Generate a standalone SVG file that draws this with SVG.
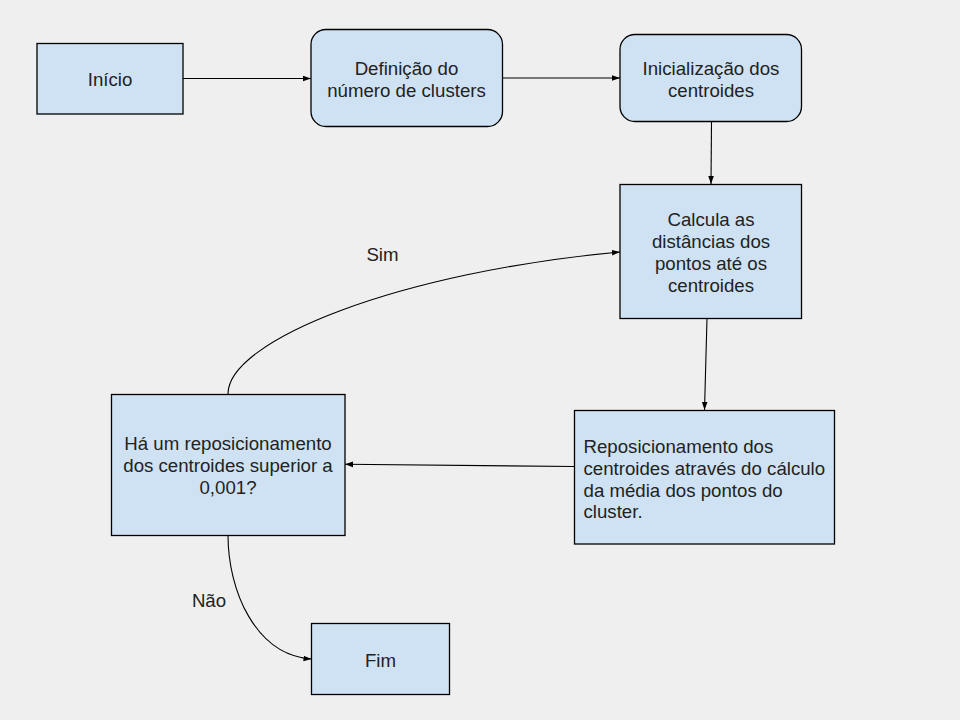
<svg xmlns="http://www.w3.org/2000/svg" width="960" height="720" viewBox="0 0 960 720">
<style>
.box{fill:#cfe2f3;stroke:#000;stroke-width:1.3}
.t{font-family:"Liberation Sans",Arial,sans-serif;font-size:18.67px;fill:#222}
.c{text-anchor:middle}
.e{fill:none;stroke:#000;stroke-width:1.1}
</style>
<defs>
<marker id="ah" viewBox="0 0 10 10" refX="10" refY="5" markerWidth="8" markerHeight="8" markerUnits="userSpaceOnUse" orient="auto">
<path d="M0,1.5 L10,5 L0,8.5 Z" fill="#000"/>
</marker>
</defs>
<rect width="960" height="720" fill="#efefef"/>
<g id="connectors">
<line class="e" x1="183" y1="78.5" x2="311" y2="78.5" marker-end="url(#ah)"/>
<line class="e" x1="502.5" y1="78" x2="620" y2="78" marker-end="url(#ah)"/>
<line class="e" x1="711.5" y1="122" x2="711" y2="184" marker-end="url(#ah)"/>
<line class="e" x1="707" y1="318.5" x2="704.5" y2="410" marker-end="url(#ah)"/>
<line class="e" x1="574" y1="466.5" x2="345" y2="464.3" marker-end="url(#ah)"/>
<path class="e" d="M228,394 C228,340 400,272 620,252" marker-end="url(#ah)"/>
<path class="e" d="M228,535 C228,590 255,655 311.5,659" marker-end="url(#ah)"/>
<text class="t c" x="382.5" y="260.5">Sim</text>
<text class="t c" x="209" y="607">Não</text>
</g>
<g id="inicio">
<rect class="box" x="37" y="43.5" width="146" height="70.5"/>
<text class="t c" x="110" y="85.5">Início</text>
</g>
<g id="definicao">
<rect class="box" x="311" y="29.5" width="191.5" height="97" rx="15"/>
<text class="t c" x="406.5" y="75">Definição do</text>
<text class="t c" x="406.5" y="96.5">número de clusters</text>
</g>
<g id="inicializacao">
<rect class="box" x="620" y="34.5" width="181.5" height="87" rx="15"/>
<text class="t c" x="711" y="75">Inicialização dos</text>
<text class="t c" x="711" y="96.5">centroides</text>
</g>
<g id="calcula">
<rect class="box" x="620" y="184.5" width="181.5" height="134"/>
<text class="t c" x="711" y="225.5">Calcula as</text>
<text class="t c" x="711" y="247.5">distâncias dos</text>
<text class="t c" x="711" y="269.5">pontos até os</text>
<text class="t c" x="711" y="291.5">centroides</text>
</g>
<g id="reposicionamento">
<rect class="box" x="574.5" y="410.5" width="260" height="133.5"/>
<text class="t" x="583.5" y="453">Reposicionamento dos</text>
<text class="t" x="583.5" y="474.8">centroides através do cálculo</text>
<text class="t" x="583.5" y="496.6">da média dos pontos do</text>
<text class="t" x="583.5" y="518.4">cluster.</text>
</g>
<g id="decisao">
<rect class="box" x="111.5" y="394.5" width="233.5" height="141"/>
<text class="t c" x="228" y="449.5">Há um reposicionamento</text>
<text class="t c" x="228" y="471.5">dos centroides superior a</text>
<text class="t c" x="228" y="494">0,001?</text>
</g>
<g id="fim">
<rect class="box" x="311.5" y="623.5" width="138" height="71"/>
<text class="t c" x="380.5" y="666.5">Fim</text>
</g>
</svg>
------------------------------
→ **WHAT YOU WILL DO**:
Using the data above, write out every line exactly, leaving the images behind.

→ **FINISHED TASK**:
Generate a standalone SVG file that draws this with SVG.
<svg xmlns="http://www.w3.org/2000/svg" width="960" height="720" viewBox="0 0 960 720">
<style>
.box{fill:#cfe2f3;stroke:#000;stroke-width:1.3}
.t{font-family:"Liberation Sans",Arial,sans-serif;font-size:18.67px;fill:#222}
.c{text-anchor:middle}
.e{fill:none;stroke:#000;stroke-width:1.1}
</style>
<defs>
<marker id="ah" viewBox="0 0 10 10" refX="10" refY="5" markerWidth="8" markerHeight="8" markerUnits="userSpaceOnUse" orient="auto">
<path d="M0,1.5 L10,5 L0,8.5 Z" fill="#000"/>
</marker>
</defs>
<rect width="960" height="720" fill="#efefef"/>
<g id="connectors">
<line class="e" x1="183" y1="78.5" x2="311" y2="78.5" marker-end="url(#ah)"/>
<line class="e" x1="502.5" y1="78" x2="620" y2="78" marker-end="url(#ah)"/>
<line class="e" x1="711.5" y1="122" x2="711" y2="184" marker-end="url(#ah)"/>
<line class="e" x1="707" y1="318.5" x2="704.5" y2="410" marker-end="url(#ah)"/>
<line class="e" x1="574" y1="466.5" x2="345" y2="464.3" marker-end="url(#ah)"/>
<path class="e" d="M228,394 C228,340 400,272 620,252" marker-end="url(#ah)"/>
<path class="e" d="M228,535 C228,590 255,655 311.5,659" marker-end="url(#ah)"/>
<text class="t c" x="382.5" y="260.5">Sim</text>
<text class="t c" x="209" y="607">Não</text>
</g>
<g id="inicio">
<rect class="box" x="37" y="43.5" width="146" height="70.5"/>
<text class="t c" x="110" y="85.5">Início</text>
</g>
<g id="definicao">
<rect class="box" x="311" y="29.5" width="191.5" height="97" rx="15"/>
<text class="t c" x="406.5" y="75">Definição do</text>
<text class="t c" x="406.5" y="96.5">número de clusters</text>
</g>
<g id="inicializacao">
<rect class="box" x="620" y="34.5" width="181.5" height="87" rx="15"/>
<text class="t c" x="711" y="75">Inicialização dos</text>
<text class="t c" x="711" y="96.5">centroides</text>
</g>
<g id="calcula">
<rect class="box" x="620" y="184.5" width="181.5" height="134"/>
<text class="t c" x="711" y="225.5">Calcula as</text>
<text class="t c" x="711" y="247.5">distâncias dos</text>
<text class="t c" x="711" y="269.5">pontos até os</text>
<text class="t c" x="711" y="291.5">centroides</text>
</g>
<g id="reposicionamento">
<rect class="box" x="574.5" y="410.5" width="260" height="133.5"/>
<text class="t" x="583.5" y="453">Reposicionamento dos</text>
<text class="t" x="583.5" y="474.8">centroides através do cálculo</text>
<text class="t" x="583.5" y="496.6">da média dos pontos do</text>
<text class="t" x="583.5" y="518.4">cluster.</text>
</g>
<g id="decisao">
<rect class="box" x="111.5" y="394.5" width="233.5" height="141"/>
<text class="t c" x="228" y="449.5">Há um reposicionamento</text>
<text class="t c" x="228" y="471.5">dos centroides superior a</text>
<text class="t c" x="228" y="494">0,001?</text>
</g>
<g id="fim">
<rect class="box" x="311.5" y="623.5" width="138" height="71"/>
<text class="t c" x="380.5" y="666.5">Fim</text>
</g>
</svg>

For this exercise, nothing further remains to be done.